Medical Expenses and Your Income Taxes

It’s full blown tax season for us! Last week we looked at organization tips to lighten your year-end tax planning burden, and hopefully make the job more effective. We’re here to help all season long…we’ve got lots more ideas and suggestions up our sleeves.

This week we’ll look at medical expenses—something every person and family deals with.

Medical expenses that go over a minimum threshold give you a non-refundable tax credit. The threshold is 3% of your net income, and it maxes out at $68,400 or a flat $2,052. All qualifying medical expenses above this threshold will make you eligible for a 20.05% tax credit in Ontario.

There are a lot of qualifying medical expenses. If you’re not sure, you can look at this CRA bulletin: IT – 519R2 which provides all the details you could ever want about allowable expenses.

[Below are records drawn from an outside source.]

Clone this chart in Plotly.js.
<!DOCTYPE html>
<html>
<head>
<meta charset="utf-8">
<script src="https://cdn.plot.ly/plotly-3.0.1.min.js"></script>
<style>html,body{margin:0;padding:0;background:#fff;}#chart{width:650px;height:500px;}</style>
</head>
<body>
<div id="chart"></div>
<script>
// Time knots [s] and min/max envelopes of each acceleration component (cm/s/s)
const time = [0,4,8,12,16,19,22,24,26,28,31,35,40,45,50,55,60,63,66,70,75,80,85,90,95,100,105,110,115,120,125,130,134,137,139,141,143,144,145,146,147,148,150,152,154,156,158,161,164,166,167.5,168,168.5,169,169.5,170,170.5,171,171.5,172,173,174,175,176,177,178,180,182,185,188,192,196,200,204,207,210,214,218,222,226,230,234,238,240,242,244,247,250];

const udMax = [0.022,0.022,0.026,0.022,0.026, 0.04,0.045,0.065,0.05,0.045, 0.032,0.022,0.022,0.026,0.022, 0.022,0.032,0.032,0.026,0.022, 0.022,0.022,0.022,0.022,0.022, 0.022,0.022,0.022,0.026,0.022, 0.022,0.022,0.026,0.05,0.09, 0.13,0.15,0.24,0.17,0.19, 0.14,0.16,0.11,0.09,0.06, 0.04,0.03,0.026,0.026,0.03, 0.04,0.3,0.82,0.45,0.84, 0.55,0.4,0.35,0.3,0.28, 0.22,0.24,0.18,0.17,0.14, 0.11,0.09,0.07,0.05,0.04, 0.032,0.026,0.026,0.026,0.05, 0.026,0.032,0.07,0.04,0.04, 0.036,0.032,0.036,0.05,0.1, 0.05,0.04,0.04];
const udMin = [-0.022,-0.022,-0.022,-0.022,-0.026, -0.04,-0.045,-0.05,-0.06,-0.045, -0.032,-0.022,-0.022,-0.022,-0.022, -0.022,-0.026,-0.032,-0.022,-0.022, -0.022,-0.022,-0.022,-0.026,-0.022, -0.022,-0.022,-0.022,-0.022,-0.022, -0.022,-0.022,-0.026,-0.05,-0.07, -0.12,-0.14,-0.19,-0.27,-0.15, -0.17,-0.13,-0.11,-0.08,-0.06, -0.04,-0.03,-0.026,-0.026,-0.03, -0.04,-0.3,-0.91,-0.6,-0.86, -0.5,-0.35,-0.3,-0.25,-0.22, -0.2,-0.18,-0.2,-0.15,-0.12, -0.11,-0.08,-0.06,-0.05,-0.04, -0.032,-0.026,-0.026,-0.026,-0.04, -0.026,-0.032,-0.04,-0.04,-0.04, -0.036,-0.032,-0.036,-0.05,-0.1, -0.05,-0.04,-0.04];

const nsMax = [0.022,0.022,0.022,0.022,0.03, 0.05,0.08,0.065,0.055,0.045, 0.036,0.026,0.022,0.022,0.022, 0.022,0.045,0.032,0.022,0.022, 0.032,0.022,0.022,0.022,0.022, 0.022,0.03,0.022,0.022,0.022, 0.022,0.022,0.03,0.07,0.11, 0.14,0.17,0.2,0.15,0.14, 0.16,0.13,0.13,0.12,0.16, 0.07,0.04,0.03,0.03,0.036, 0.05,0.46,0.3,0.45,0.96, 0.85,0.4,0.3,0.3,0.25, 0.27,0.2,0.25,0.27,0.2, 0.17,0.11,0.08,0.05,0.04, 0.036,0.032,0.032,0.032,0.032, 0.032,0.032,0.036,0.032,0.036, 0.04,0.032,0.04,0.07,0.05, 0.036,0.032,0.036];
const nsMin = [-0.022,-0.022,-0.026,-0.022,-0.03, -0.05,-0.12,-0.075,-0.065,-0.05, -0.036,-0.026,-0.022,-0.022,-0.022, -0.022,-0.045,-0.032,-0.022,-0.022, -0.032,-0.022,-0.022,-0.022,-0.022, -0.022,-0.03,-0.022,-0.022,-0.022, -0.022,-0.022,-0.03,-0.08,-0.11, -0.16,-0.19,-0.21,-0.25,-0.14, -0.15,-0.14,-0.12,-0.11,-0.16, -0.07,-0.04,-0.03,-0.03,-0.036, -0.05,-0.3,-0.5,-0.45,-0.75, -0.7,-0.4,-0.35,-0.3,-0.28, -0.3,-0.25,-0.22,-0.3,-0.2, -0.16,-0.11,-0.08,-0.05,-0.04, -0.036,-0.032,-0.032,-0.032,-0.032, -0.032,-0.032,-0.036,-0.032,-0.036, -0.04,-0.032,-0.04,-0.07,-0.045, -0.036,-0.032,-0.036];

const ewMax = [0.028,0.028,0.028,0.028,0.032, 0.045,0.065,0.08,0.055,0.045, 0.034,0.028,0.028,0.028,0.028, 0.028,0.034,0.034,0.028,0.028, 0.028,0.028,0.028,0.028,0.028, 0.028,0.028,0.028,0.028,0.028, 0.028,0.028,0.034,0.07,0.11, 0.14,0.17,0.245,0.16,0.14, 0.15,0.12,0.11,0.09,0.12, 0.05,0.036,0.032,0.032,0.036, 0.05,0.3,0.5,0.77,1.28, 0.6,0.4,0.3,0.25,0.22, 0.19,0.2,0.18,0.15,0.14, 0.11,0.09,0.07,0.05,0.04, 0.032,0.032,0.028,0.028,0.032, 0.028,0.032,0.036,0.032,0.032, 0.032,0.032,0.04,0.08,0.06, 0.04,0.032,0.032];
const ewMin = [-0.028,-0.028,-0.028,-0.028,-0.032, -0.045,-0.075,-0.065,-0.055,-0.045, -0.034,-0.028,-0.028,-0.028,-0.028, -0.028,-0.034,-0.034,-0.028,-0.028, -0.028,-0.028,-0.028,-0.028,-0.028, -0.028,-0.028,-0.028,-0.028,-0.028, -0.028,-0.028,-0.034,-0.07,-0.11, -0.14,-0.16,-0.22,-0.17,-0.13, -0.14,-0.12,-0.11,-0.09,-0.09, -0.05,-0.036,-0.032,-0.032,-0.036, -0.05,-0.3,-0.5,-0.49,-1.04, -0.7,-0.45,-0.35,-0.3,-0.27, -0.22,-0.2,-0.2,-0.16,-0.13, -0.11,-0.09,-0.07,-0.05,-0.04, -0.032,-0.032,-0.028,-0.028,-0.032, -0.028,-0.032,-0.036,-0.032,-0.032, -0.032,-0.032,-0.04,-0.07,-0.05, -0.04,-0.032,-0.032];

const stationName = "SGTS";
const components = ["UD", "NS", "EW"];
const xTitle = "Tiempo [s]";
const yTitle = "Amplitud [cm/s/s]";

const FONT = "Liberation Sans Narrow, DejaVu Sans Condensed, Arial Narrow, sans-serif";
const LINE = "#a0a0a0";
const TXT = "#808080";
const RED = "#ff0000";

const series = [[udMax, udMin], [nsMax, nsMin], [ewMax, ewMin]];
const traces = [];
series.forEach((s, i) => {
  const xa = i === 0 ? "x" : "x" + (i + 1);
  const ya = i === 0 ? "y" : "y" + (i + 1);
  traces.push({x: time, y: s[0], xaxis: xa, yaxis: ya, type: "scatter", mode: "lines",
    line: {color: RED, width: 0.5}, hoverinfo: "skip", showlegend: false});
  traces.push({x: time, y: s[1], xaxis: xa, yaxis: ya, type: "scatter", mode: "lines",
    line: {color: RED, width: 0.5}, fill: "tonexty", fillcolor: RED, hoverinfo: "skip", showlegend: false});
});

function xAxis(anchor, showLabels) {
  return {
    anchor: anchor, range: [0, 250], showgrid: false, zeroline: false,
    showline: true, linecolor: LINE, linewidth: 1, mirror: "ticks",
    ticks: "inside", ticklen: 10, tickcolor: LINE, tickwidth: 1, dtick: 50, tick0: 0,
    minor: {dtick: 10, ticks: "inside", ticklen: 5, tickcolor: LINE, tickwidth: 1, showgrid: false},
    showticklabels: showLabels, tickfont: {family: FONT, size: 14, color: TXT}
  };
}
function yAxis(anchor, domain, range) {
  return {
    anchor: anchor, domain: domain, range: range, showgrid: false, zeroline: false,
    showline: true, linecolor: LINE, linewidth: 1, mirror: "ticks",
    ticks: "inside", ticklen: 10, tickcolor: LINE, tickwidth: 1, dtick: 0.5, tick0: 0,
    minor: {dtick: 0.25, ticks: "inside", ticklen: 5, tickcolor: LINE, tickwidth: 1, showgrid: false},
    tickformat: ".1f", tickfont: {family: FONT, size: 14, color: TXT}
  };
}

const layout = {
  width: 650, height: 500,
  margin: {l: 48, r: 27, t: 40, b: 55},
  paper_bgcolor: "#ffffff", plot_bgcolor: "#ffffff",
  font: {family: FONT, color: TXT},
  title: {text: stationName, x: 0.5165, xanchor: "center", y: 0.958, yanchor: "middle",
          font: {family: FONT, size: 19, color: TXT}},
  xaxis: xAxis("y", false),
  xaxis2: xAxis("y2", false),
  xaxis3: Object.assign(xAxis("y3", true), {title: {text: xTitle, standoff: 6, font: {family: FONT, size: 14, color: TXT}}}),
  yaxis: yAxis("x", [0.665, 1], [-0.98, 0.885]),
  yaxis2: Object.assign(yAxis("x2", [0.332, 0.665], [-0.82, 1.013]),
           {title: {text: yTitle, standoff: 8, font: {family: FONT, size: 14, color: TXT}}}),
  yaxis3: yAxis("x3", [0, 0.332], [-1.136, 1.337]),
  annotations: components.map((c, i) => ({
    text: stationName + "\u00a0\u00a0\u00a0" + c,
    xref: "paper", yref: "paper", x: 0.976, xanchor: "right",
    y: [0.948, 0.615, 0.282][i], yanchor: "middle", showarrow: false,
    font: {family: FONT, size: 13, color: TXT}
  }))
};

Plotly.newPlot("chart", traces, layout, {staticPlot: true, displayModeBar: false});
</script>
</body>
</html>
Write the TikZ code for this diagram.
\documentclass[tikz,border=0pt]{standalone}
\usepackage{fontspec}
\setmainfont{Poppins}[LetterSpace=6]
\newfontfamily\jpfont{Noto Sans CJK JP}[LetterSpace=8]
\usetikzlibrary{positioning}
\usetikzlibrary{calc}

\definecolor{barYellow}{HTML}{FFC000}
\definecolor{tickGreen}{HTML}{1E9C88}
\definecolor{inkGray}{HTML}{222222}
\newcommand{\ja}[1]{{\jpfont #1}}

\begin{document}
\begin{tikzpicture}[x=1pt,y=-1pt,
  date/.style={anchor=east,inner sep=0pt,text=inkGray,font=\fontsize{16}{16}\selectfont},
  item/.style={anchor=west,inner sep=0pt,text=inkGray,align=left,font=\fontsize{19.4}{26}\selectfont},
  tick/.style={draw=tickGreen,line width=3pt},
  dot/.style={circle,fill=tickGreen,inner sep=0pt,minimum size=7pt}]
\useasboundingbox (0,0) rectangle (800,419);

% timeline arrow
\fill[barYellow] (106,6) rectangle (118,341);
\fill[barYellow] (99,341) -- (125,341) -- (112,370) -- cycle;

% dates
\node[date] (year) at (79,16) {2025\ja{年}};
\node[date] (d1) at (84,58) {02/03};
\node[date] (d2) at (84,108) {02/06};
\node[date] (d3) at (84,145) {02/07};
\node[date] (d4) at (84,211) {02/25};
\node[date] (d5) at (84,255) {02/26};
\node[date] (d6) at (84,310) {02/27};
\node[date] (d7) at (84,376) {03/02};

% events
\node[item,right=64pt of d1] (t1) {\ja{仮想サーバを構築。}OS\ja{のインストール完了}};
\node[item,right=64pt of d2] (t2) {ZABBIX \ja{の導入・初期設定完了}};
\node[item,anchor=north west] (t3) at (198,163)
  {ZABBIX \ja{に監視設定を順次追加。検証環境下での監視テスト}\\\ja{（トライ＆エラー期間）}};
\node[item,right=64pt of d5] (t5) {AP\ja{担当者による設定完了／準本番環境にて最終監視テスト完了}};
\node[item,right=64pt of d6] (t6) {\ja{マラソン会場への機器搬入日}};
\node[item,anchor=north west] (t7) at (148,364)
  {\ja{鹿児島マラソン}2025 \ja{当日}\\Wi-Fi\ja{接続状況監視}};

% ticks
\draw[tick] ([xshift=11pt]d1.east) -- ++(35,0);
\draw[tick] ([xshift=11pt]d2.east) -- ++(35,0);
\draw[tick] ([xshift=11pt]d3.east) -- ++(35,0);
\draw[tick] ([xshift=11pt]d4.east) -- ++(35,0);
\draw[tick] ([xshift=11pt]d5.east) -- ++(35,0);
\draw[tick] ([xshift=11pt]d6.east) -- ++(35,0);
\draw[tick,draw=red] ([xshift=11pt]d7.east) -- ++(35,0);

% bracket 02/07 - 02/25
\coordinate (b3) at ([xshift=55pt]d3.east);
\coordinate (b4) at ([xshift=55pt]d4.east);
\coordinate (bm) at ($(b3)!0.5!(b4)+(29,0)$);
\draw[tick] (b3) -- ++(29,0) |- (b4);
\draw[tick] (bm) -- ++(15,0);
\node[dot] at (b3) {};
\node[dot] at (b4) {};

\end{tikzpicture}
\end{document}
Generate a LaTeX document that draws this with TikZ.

If you’re self-employed, premiums paid to drug or dental plans are deductible as a business expense. Business tax planning suggest that this is far better than claiming a tax credit, because the tax savings will be at your highest marginal tax rate rather than 20.05%.

Medical expenses can be claimed for yourself, your spouse and any of your close relatives dependent on you for support such as children, grandchildren, parents and siblings resident in Canada.

Medical expenses made on behalf of yourself, your spouse and dependent minor children can be pooled for purposes of the 3% expense threshold, or $2052—whichever is less.

If you paid for medical expenses for other dependent relatives, you can claim those that exceed the dependent’s 3% threshold. A new tax rule this year: there’s no limitation on the amount you can claim for each relative. In prior years the limitation was $10,000 per dependent.

Another recent tax change: money spent on purely cosmetic medical procedures is no longer claimable.

Here’s an interesting clause. When you claim medical expenses, you can pick any 12 month period as long as it ends in the current tax year. For example, if you had expenses you couldn’t claim in 2010 because your total was below the threshold, you can add them to expenses incurred in the early part of 2011 to make a bigger claim for 2011.

Because of the 3% threshold rule, it’s usually smartest to combine the whole family’s medical expenses on the return of the lower income spouse, who might have a lower threshold.

You can also affect your claim amount by playing with when you make medical payments. If you think you’ll have a big medical expense, you may want time the payments so it can be grouped with other costs in one particular tax year.

With careful planning and enough forethought, you can substantially impact and reduce the amount of taxes you might otherwise have to pay.